Set down all of the data that follows word for word, without the images.
>> start DATA
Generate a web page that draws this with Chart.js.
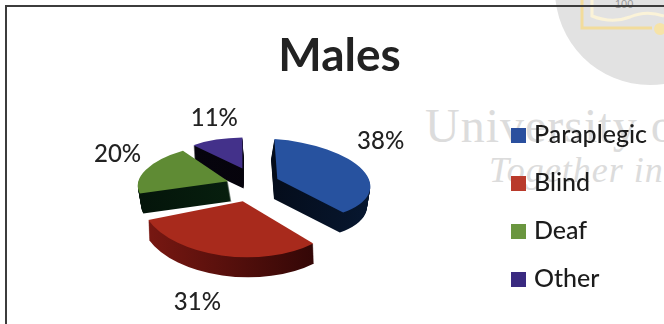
<!DOCTYPE html>
<html>
<head>
<meta charset="utf-8">
<title>Males</title>
<script src="https://cdn.jsdelivr.net/npm/chart.js@4/dist/chart.umd.min.js"></script>
<style>
  html, body { margin: 0; padding: 0; background: #fff; overflow: hidden; }
  #page { position: relative; width: 664px; height: 324px; overflow: hidden; }
  #crest { position: absolute; left: 0; top: 0; }
  #frame { position: absolute; left: 5px; top: 5px; width: 659px; height: 319px;
           border-top: 2px solid #3c3c3c; border-left: 2px solid #3c3c3c; box-sizing: border-box; }
  #holder { position: absolute; left: 6px; top: 0; width: 669px; height: 324px; }
</style>
</head>
<body>
<div id="page">
  <svg id="crest" width="664" height="324" xmlns="http://www.w3.org/2000/svg">
    <circle cx="650" cy="-10" r="95" fill="#e2e2e2"/>
    <path d="M582 0 V28 H652" fill="none" stroke="#f2dc9c" stroke-width="3"/>
    <path d="M592 0 V16 Q612 24 630 17 Q646 10 664 16" fill="none" stroke="#fbf3d8" stroke-width="3"/>
    <circle cx="660" cy="29" r="6" fill="#f6e3a8"/>
    <text x="615" y="8" font-family="Liberation Sans" font-size="11" fill="#9a9a9a">100</text>
    <text x="425" y="142" font-family="Liberation Serif" font-size="48" letter-spacing="1" fill="#dcdcdc">University of</text>
    <text x="489" y="182" font-family="Liberation Serif" font-style="italic" font-size="36" letter-spacing="1" fill="#dcdcdc">Together in</text>
  </svg>
  <div id="frame"></div>
  <div id="holder"><canvas id="chart" width="669" height="324"></canvas></div>
</div>
<script>
// Share of male respondents by disability group
const categories = ['Paraplegic', 'Blind', 'Deaf', 'Other'];
const shares = [38, 31, 20, 11];
const faceColors = ['#27529f', '#a82a1c', '#5f8b34', '#43318a'];
const swatchColors = ['#2a4f9e', '#b93a2b', '#6a963f', '#3a2a80'];

// Dark side walls of each wedge, left to right
const wallColors = [
  ['#020307', '#071730'],
  ['#7a1812', '#260404'],
  ['#04140a', '#0a2a12'],
  ['#06040f', '#050308']
];

// Per-wedge tilt: how the unit circle is foreshortened for the 3D look
const tilts = [
  [93, 3, 6, 40],
  [102, 1, 2, 56],
  [89, -15, 2, 38],
  [77, 0, -1, 31]
];
const WALL_DEPTH = 20;
const WALL_LEAN = 0.13;
const EXPLODE_Y_RATIO = 0.68;
const LEGEND_DROP = 61;
const wedgeShifts = [[-6, -9], [-9, -12], [-3, -9], [-6, -9]];
const drawOrder = [3, 2, 0, 1];
const labelNudges = [[18, -29], [-24, 47], [-28, -16], [-2, -21]];

function apexOf(arc, i) {
  const mid = (arc.startAngle + arc.endAngle) / 2;
  const explode = (arc.options.offset || 0) / 4;
  return {
    x: arc.x + wedgeShifts[i][0] + Math.cos(mid) * explode,
    y: arc.y + wedgeShifts[i][1] + Math.sin(mid) * explode * EXPLODE_Y_RATIO,
    lean: -Math.cos(mid) * explode * WALL_LEAN,
    mid
  };
}

function paintWedge(ctx, arc, tilt, fill, apex, dx, dy) {
  const keep = arc.options;
  const r = arc.outerRadius;
  arc.options = {
    offset: 0, spacing: 0, borderWidth: 0, borderAlign: 'center',
    borderColor: 'transparent', borderRadius: 0, circular: true,
    borderDash: [], borderDashOffset: 0, borderJoinStyle: 'round',
    backgroundColor: fill
  };
  ctx.save();
  ctx.translate(apex.x + dx, apex.y + dy);
  ctx.transform(tilt[0] / r, tilt[2] / r, tilt[1] / r, tilt[3] / r, 0, 0);
  ctx.translate(-arc.x, -arc.y);
  arc.draw(ctx);
  ctx.restore();
  arc.options = keep;
}

// Replaces the flat pie with extruded, separately tilted wedges
const extrudedPie = {
  id: 'extrudedPie',
  afterLayout(chart) {
    chart.legend.top += LEGEND_DROP;
    chart.legend.bottom += LEGEND_DROP;
  },
  beforeDatasetDraw(chart) {
    const ctx = chart.ctx;
    const arcs = chart.getDatasetMeta(0).data;
    drawOrder.forEach(i => {
      const arc = arcs[i];
      const apex = apexOf(arc, i);
      const r = arc.outerRadius;
      const wall = ctx.createLinearGradient(arc.x - r, 0, arc.x + r, 0);
      wall.addColorStop(0, wallColors[i][0]);
      wall.addColorStop(1, wallColors[i][1]);
      for (let step = WALL_DEPTH; step >= 1; step--) {
        paintWedge(ctx, arc, tilts[i], wall, apex, apex.lean * step / WALL_DEPTH, step);
      }
      paintWedge(ctx, arc, tilts[i], faceColors[i], apex, 0, 0);
    });
    return false;
  },
  afterDatasetsDraw(chart) {
    const ctx = chart.ctx;
    const arcs = chart.getDatasetMeta(0).data;
    ctx.save();
    ctx.font = '500 24px Lato';
    ctx.fillStyle = '#222';
    ctx.textAlign = 'center';
    ctx.textBaseline = 'middle';
    arcs.forEach((arc, i) => {
      const apex = apexOf(arc, i);
      const u = Math.cos(apex.mid), v = Math.sin(apex.mid);
      const t = tilts[i];
      const x = apex.x + t[0] * u + t[1] * v + labelNudges[i][0];
      const y = apex.y + t[2] * u + t[3] * v + labelNudges[i][1];
      ctx.fillText(shares[i] + '%', x, y);
    });
    ctx.restore();
  }
};

// Square legend key, painted wider than its slot so it sits close to the text
function swatch(color) {
  const c = document.createElement('canvas');
  c.width = 15;
  c.height = 15;
  const g = c.getContext('2d');
  g.fillStyle = color;
  g.fillRect(0, 0, 15, 15);
  return c;
}

new Chart(document.getElementById('chart'), {
  type: 'pie',
  data: {
    labels: categories,
    datasets: [{
      data: shares,
      backgroundColor: faceColors,
      borderWidth: 0,
      offset: 110
    }]
  },
  plugins: [extrudedPie],
  options: {
    responsive: false,
    animation: false,
    layout: { padding: { left: 16, right: 18, top: 0, bottom: 32 } },
    plugins: {
      tooltip: { enabled: false },
      title: {
        display: true,
        text: 'Males',
        color: '#222',
        font: { family: 'Lato', size: 46, weight: 'bold', lineHeight: 1 },
        padding: { top: 33, bottom: 19 }
      },
      legend: {
        position: 'right',
        labels: {
          usePointStyle: true,
          pointStyleWidth: 5,
          boxHeight: 15,
          padding: 23,
          font: { family: 'Lato', size: 25, weight: '500', lineHeight: 0.96 },
          generateLabels: () => categories.map((text, index) => ({
            text,
            index,
            hidden: false,
            lineWidth: 0,
            fontColor: '#1c1c1c',
            fillStyle: swatchColors[index],
            strokeStyle: swatchColors[index],
            pointStyle: swatch(swatchColors[index])
          }))
        }
      }
    }
  }
});
</script>
</body>
</html>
>> end DATA
**SOLUTION FOR THIS EXERCISE**
Generate a web page that draws this with Chart.js.
<!DOCTYPE html>
<html>
<head>
<meta charset="utf-8">
<title>Males</title>
<script src="https://cdn.jsdelivr.net/npm/chart.js@4/dist/chart.umd.min.js"></script>
<style>
  html, body { margin: 0; padding: 0; background: #fff; overflow: hidden; }
  #page { position: relative; width: 664px; height: 324px; overflow: hidden; }
  #crest { position: absolute; left: 0; top: 0; }
  #frame { position: absolute; left: 5px; top: 5px; width: 659px; height: 319px;
           border-top: 2px solid #3c3c3c; border-left: 2px solid #3c3c3c; box-sizing: border-box; }
  #holder { position: absolute; left: 6px; top: 0; width: 669px; height: 324px; }
</style>
</head>
<body>
<div id="page">
  <svg id="crest" width="664" height="324" xmlns="http://www.w3.org/2000/svg">
    <circle cx="650" cy="-10" r="95" fill="#e2e2e2"/>
    <path d="M582 0 V28 H652" fill="none" stroke="#f2dc9c" stroke-width="3"/>
    <path d="M592 0 V16 Q612 24 630 17 Q646 10 664 16" fill="none" stroke="#fbf3d8" stroke-width="3"/>
    <circle cx="660" cy="29" r="6" fill="#f6e3a8"/>
    <text x="615" y="8" font-family="Liberation Sans" font-size="11" fill="#9a9a9a">100</text>
    <text x="425" y="142" font-family="Liberation Serif" font-size="48" letter-spacing="1" fill="#dcdcdc">University of</text>
    <text x="489" y="182" font-family="Liberation Serif" font-style="italic" font-size="36" letter-spacing="1" fill="#dcdcdc">Together in</text>
  </svg>
  <div id="frame"></div>
  <div id="holder"><canvas id="chart" width="669" height="324"></canvas></div>
</div>
<script>
// Share of male respondents by disability group
const categories = ['Paraplegic', 'Blind', 'Deaf', 'Other'];
const shares = [38, 31, 20, 11];
const faceColors = ['#27529f', '#a82a1c', '#5f8b34', '#43318a'];
const swatchColors = ['#2a4f9e', '#b93a2b', '#6a963f', '#3a2a80'];

// Dark side walls of each wedge, left to right
const wallColors = [
  ['#020307', '#071730'],
  ['#7a1812', '#260404'],
  ['#04140a', '#0a2a12'],
  ['#06040f', '#050308']
];

// Per-wedge tilt: how the unit circle is foreshortened for the 3D look
const tilts = [
  [93, 3, 6, 40],
  [102, 1, 2, 56],
  [89, -15, 2, 38],
  [77, 0, -1, 31]
];
const WALL_DEPTH = 20;
const WALL_LEAN = 0.13;
const EXPLODE_Y_RATIO = 0.68;
const LEGEND_DROP = 61;
const wedgeShifts = [[-6, -9], [-9, -12], [-3, -9], [-6, -9]];
const drawOrder = [3, 2, 0, 1];
const labelNudges = [[18, -29], [-24, 47], [-28, -16], [-2, -21]];

function apexOf(arc, i) {
  const mid = (arc.startAngle + arc.endAngle) / 2;
  const explode = (arc.options.offset || 0) / 4;
  return {
    x: arc.x + wedgeShifts[i][0] + Math.cos(mid) * explode,
    y: arc.y + wedgeShifts[i][1] + Math.sin(mid) * explode * EXPLODE_Y_RATIO,
    lean: -Math.cos(mid) * explode * WALL_LEAN,
    mid
  };
}

function paintWedge(ctx, arc, tilt, fill, apex, dx, dy) {
  const keep = arc.options;
  const r = arc.outerRadius;
  arc.options = {
    offset: 0, spacing: 0, borderWidth: 0, borderAlign: 'center',
    borderColor: 'transparent', borderRadius: 0, circular: true,
    borderDash: [], borderDashOffset: 0, borderJoinStyle: 'round',
    backgroundColor: fill
  };
  ctx.save();
  ctx.translate(apex.x + dx, apex.y + dy);
  ctx.transform(tilt[0] / r, tilt[2] / r, tilt[1] / r, tilt[3] / r, 0, 0);
  ctx.translate(-arc.x, -arc.y);
  arc.draw(ctx);
  ctx.restore();
  arc.options = keep;
}

// Replaces the flat pie with extruded, separately tilted wedges
const extrudedPie = {
  id: 'extrudedPie',
  afterLayout(chart) {
    chart.legend.top += LEGEND_DROP;
    chart.legend.bottom += LEGEND_DROP;
  },
  beforeDatasetDraw(chart) {
    const ctx = chart.ctx;
    const arcs = chart.getDatasetMeta(0).data;
    drawOrder.forEach(i => {
      const arc = arcs[i];
      const apex = apexOf(arc, i);
      const r = arc.outerRadius;
      const wall = ctx.createLinearGradient(arc.x - r, 0, arc.x + r, 0);
      wall.addColorStop(0, wallColors[i][0]);
      wall.addColorStop(1, wallColors[i][1]);
      for (let step = WALL_DEPTH; step >= 1; step--) {
        paintWedge(ctx, arc, tilts[i], wall, apex, apex.lean * step / WALL_DEPTH, step);
      }
      paintWedge(ctx, arc, tilts[i], faceColors[i], apex, 0, 0);
    });
    return false;
  },
  afterDatasetsDraw(chart) {
    const ctx = chart.ctx;
    const arcs = chart.getDatasetMeta(0).data;
    ctx.save();
    ctx.font = '500 24px Lato';
    ctx.fillStyle = '#222';
    ctx.textAlign = 'center';
    ctx.textBaseline = 'middle';
    arcs.forEach((arc, i) => {
      const apex = apexOf(arc, i);
      const u = Math.cos(apex.mid), v = Math.sin(apex.mid);
      const t = tilts[i];
      const x = apex.x + t[0] * u + t[1] * v + labelNudges[i][0];
      const y = apex.y + t[2] * u + t[3] * v + labelNudges[i][1];
      ctx.fillText(shares[i] + '%', x, y);
    });
    ctx.restore();
  }
};

// Square legend key, painted wider than its slot so it sits close to the text
function swatch(color) {
  const c = document.createElement('canvas');
  c.width = 15;
  c.height = 15;
  const g = c.getContext('2d');
  g.fillStyle = color;
  g.fillRect(0, 0, 15, 15);
  return c;
}

new Chart(document.getElementById('chart'), {
  type: 'pie',
  data: {
    labels: categories,
    datasets: [{
      data: shares,
      backgroundColor: faceColors,
      borderWidth: 0,
      offset: 110
    }]
  },
  plugins: [extrudedPie],
  options: {
    responsive: false,
    animation: false,
    layout: { padding: { left: 16, right: 18, top: 0, bottom: 32 } },
    plugins: {
      tooltip: { enabled: false },
      title: {
        display: true,
        text: 'Males',
        color: '#222',
        font: { family: 'Lato', size: 46, weight: 'bold', lineHeight: 1 },
        padding: { top: 33, bottom: 19 }
      },
      legend: {
        position: 'right',
        labels: {
          usePointStyle: true,
          pointStyleWidth: 5,
          boxHeight: 15,
          padding: 23,
          font: { family: 'Lato', size: 25, weight: '500', lineHeight: 0.96 },
          generateLabels: () => categories.map((text, index) => ({
            text,
            index,
            hidden: false,
            lineWidth: 0,
            fontColor: '#1c1c1c',
            fillStyle: swatchColors[index],
            strokeStyle: swatchColors[index],
            pointStyle: swatch(swatchColors[index])
          }))
        }
      }
    }
  }
});
</script>
</body>
</html>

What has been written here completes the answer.